### SHORT PROBLEM
Leave out the pictures and set down exactly the lines from the start of the listing through the one with "const yTicks = [0, 100, 200, 300];", both included.

### AVAILABLE RECORDS
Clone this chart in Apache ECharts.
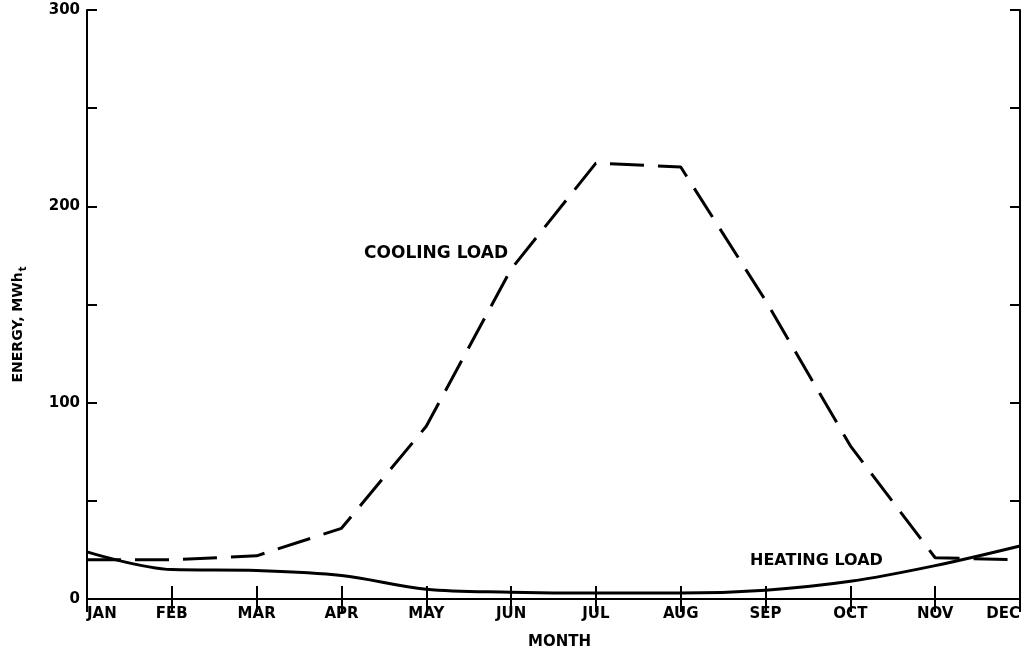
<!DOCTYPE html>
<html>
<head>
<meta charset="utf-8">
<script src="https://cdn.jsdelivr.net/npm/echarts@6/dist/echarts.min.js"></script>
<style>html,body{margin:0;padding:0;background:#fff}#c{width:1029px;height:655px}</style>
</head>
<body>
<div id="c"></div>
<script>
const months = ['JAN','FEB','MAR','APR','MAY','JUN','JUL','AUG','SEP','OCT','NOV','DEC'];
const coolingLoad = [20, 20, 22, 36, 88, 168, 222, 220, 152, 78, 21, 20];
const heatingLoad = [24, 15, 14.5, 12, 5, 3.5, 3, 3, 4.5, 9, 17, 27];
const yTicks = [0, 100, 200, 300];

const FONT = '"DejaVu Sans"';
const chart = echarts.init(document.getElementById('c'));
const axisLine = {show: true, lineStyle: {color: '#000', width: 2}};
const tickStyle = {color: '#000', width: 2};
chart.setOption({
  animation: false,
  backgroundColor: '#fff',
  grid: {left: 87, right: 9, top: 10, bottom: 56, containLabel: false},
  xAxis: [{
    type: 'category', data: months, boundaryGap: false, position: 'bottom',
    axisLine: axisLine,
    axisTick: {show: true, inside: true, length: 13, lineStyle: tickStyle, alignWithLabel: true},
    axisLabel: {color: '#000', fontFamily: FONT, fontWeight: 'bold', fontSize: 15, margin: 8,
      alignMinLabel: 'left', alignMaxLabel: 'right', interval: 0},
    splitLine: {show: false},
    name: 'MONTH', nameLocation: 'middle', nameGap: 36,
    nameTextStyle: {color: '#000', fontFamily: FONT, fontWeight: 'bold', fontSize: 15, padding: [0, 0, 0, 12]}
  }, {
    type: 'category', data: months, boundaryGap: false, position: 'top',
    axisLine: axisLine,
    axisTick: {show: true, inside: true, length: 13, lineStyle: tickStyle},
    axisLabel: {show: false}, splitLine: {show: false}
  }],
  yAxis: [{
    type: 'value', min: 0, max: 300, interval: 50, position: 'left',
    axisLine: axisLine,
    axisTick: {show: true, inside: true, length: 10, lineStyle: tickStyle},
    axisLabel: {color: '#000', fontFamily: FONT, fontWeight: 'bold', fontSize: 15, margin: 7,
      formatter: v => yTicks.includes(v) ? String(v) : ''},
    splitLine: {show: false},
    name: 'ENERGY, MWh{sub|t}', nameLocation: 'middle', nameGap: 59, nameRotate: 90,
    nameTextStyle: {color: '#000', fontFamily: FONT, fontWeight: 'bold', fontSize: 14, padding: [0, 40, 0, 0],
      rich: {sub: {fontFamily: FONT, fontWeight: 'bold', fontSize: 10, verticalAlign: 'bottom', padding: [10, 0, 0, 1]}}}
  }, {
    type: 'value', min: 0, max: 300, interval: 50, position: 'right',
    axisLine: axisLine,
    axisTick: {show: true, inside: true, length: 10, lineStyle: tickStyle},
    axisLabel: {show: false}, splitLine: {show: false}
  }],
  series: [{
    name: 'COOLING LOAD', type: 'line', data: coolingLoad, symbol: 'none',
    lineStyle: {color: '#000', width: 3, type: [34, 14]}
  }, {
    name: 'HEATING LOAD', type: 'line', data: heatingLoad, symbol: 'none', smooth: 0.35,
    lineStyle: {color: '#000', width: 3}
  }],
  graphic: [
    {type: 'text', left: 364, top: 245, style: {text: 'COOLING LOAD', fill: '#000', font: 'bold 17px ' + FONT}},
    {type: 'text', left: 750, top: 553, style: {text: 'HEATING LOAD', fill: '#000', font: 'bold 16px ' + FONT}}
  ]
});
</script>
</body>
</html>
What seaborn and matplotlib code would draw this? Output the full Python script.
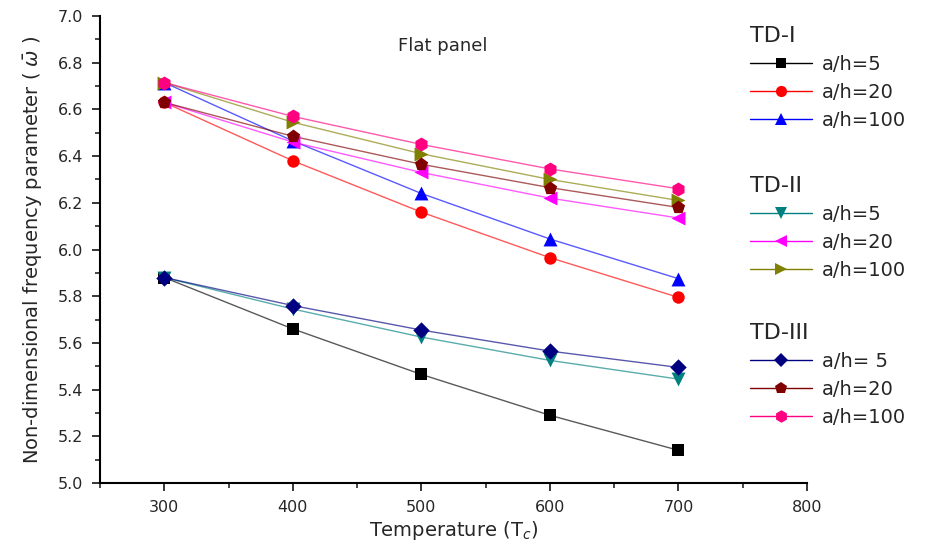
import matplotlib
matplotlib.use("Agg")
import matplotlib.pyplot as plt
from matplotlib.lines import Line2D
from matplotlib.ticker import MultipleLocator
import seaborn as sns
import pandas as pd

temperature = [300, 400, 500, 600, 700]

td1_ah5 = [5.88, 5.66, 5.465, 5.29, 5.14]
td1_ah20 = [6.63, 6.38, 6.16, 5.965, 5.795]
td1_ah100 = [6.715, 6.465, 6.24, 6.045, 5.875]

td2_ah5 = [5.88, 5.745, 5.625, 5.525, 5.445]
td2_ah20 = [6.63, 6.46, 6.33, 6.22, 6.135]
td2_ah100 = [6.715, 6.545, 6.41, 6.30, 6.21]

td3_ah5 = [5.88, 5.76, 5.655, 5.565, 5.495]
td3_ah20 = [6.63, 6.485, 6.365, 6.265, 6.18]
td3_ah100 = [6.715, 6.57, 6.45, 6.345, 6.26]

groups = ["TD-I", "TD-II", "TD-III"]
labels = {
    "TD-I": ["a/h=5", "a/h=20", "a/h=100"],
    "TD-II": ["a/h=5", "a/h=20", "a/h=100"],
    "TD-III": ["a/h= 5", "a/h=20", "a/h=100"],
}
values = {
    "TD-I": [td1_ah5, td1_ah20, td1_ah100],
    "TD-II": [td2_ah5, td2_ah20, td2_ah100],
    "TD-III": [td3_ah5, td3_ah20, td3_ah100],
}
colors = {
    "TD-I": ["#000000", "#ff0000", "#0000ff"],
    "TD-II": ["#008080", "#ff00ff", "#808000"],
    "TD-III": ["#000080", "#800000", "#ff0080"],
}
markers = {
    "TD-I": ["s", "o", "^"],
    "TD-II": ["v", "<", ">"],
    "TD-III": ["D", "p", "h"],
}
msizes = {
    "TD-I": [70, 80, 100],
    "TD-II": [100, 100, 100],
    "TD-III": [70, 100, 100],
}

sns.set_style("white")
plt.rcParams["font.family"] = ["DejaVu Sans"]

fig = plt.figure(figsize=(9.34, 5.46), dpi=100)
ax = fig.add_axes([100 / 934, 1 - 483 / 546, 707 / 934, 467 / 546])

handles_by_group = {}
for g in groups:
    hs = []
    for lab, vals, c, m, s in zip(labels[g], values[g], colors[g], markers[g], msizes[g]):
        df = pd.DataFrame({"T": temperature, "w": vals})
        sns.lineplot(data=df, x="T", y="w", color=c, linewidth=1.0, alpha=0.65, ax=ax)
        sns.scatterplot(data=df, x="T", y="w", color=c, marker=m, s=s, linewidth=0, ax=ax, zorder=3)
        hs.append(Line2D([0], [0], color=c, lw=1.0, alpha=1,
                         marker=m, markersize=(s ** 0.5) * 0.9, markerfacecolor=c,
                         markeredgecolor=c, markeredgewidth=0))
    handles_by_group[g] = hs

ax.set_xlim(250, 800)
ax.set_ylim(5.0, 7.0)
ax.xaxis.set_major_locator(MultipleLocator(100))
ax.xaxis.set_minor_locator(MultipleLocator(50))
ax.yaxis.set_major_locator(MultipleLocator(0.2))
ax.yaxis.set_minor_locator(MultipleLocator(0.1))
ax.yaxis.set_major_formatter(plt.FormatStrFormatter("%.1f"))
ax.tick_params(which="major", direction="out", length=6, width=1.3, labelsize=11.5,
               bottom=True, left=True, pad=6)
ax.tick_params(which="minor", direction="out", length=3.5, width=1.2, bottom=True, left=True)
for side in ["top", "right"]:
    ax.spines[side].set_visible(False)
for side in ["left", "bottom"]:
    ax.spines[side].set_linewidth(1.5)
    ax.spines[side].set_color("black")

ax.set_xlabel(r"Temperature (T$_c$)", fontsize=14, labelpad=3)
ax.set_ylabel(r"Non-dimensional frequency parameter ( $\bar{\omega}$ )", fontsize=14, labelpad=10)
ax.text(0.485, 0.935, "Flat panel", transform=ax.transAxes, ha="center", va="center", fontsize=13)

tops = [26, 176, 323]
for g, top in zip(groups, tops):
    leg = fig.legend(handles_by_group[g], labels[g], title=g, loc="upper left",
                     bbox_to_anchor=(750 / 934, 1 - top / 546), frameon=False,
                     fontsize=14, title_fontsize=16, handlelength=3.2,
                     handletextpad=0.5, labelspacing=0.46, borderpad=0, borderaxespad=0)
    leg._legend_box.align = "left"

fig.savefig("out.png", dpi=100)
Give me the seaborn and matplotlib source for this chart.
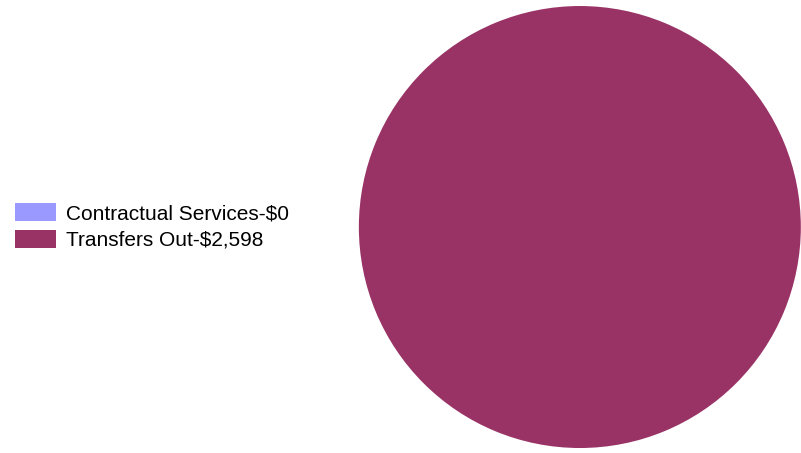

### THE COMPLETED TASK
Clone this chart in Apache ECharts.
<!DOCTYPE html>
<html>
<head>
<meta charset="utf-8">
<script src="https://cdn.jsdelivr.net/npm/echarts@6/dist/echarts.min.js"></script>
<style>html,body{margin:0;padding:0;background:#fff}#c{width:1029px;height:655px}</style>
</head>
<body>
<div id="c"></div>
<script>
const months = ['JAN','FEB','MAR','APR','MAY','JUN','JUL','AUG','SEP','OCT','NOV','DEC'];
const coolingLoad = [20, 20, 22, 36, 88, 168, 222, 220, 152, 78, 21, 20];
const heatingLoad = [24, 15, 14.5, 12, 5, 3.5, 3, 3, 4.5, 9, 17, 27];
const yTicks = [0, 100, 200, 300];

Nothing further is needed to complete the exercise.